Exhibit coordinator Ted Scanga, 74, of Lower Burrell has been a league member since 1997, although he first started painting in oils in 1964. In the 1990s, he switched media from oils to acrylics, basically because acrylics dry faster.

Raised on a dairy farm where he also learned carpentry, Mr. Scanga bought a lathe for his youngest son, James, and put it in his barn, where the two "toyed around with it." By the 1980s, he had acquired a full wood shop of tools and ended up making most of his own furniture, everything from an ash and walnut wood inlay table for the dining room to all-cherry office furniture.

"Recently, I've gotten turned off to making furniture but might consider something if it were unique enough," said Mr. Scanga, who retired from Alcoa after 32 years.

At the moment, he's become adept as a wood turner and specializes in bowls and vases. For the exhibit, he's included a walnut bowl along with an acrylic painting titled "Death in Life," a depiction of a dead log with rudbeckia growing alongside.

Once on a trout fishing trip to Wyoming, he saw for the first time an intarsia (inlaid wood) piece and thought he'd try his hand back home at the woodworking skill similar to marquetry. His first piece, an image of an elk inlaid in a 12-by-15-inch oval, is now hanging on a wall in his laundry room. Other intarsia pieces have followed.

In Murrysville, Sarah Wood, 72, has been a watercolorist for four years. After she retired as a researcher for Carnegie-Mellon University in 2006, she decided to take a watercolor class at the Franklin Regional Adult School.

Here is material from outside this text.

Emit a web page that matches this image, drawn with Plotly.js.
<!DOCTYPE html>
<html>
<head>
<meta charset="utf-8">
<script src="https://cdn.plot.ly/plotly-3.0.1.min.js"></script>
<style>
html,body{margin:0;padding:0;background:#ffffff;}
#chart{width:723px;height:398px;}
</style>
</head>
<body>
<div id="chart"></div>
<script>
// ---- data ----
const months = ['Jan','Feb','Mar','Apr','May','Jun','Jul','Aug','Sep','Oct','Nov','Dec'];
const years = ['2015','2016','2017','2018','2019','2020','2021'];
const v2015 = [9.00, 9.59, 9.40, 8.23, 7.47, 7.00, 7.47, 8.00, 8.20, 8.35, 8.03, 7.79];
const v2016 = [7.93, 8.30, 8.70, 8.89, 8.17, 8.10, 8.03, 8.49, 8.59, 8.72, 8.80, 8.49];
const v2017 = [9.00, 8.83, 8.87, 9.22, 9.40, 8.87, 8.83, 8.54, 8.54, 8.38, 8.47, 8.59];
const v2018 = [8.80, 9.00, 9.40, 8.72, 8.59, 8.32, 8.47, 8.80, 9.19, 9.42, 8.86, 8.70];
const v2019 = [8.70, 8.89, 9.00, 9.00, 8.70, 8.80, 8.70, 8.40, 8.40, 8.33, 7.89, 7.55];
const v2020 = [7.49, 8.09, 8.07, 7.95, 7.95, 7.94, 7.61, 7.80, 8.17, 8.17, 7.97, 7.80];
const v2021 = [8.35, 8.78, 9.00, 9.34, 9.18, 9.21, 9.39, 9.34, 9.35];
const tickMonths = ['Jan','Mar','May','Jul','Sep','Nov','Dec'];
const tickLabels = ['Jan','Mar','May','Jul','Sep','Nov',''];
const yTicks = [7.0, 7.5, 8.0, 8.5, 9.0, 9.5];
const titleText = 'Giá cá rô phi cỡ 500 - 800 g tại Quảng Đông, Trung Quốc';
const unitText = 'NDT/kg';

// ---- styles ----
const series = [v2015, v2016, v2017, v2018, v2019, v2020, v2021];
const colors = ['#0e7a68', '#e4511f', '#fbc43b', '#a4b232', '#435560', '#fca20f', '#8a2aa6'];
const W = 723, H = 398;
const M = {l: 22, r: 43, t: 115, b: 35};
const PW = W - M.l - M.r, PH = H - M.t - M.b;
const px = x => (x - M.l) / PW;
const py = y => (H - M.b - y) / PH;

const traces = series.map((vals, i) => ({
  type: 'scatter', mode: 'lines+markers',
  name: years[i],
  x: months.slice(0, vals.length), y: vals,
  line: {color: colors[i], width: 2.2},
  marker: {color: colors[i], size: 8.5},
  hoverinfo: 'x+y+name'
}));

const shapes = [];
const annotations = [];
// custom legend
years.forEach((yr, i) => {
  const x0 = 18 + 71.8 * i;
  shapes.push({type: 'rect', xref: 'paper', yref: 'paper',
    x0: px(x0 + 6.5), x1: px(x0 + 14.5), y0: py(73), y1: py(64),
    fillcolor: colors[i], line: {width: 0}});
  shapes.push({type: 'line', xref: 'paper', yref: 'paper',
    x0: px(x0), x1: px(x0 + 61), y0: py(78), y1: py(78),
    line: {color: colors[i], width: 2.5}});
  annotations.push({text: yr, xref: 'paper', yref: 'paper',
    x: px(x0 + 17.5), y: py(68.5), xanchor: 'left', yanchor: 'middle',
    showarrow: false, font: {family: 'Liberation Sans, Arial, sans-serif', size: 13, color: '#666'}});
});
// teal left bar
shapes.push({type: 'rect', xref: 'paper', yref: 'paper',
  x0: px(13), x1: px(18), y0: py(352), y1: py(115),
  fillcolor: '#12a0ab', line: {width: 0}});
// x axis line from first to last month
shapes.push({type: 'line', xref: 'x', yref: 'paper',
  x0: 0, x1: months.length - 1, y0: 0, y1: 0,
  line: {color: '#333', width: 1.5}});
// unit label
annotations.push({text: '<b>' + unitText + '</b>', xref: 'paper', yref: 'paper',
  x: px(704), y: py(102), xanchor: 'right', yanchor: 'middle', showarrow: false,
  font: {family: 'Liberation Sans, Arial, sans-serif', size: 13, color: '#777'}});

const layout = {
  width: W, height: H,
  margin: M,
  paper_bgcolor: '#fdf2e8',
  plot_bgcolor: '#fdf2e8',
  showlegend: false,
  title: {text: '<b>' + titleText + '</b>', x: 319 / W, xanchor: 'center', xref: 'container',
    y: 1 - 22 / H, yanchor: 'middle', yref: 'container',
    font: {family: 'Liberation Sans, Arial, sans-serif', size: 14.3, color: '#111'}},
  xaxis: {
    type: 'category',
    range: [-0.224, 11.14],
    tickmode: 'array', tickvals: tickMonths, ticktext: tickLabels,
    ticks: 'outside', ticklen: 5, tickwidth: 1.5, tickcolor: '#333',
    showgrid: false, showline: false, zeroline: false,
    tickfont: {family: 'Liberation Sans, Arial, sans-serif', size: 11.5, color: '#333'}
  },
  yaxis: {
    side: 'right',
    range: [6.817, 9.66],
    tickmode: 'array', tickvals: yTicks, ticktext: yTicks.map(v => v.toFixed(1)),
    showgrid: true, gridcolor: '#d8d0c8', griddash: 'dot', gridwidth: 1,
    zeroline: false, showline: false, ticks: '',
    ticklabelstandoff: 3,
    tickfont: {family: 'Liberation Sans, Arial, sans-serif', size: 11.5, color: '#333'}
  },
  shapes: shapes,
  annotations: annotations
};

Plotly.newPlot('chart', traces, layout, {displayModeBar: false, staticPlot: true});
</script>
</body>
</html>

"People often ask me 'why watercolors,' and I explain that it was what they offered at the time," said Ms. Wood, who has a Ph.D. in microbiology. "After I retired, I made quite a leap from scientific precision to using the other half of my brain by painting."

For the exhibit, she's included two watercolors. A work titled "Winter Pears," is not for sale because it's meant to go with another painting she's completing to hang on her living room wall. A second painting, "Lady in Fur," was done from a photo of her grandmother, Jess Davidson.

The art league was formed in 1965 as the Holiday Arts League. It is open to all artists, with yearly dues of $25. Meetings are held at 7 p.m. the first Thursday of each month at the Christ Lutheran Church on Route 286 at Sardis in Murrysville.

The exhibit includes metal sculpture, oil and watercolor paintings, photography, wood turnings, paper crafts and more. Details: 724-339-8890.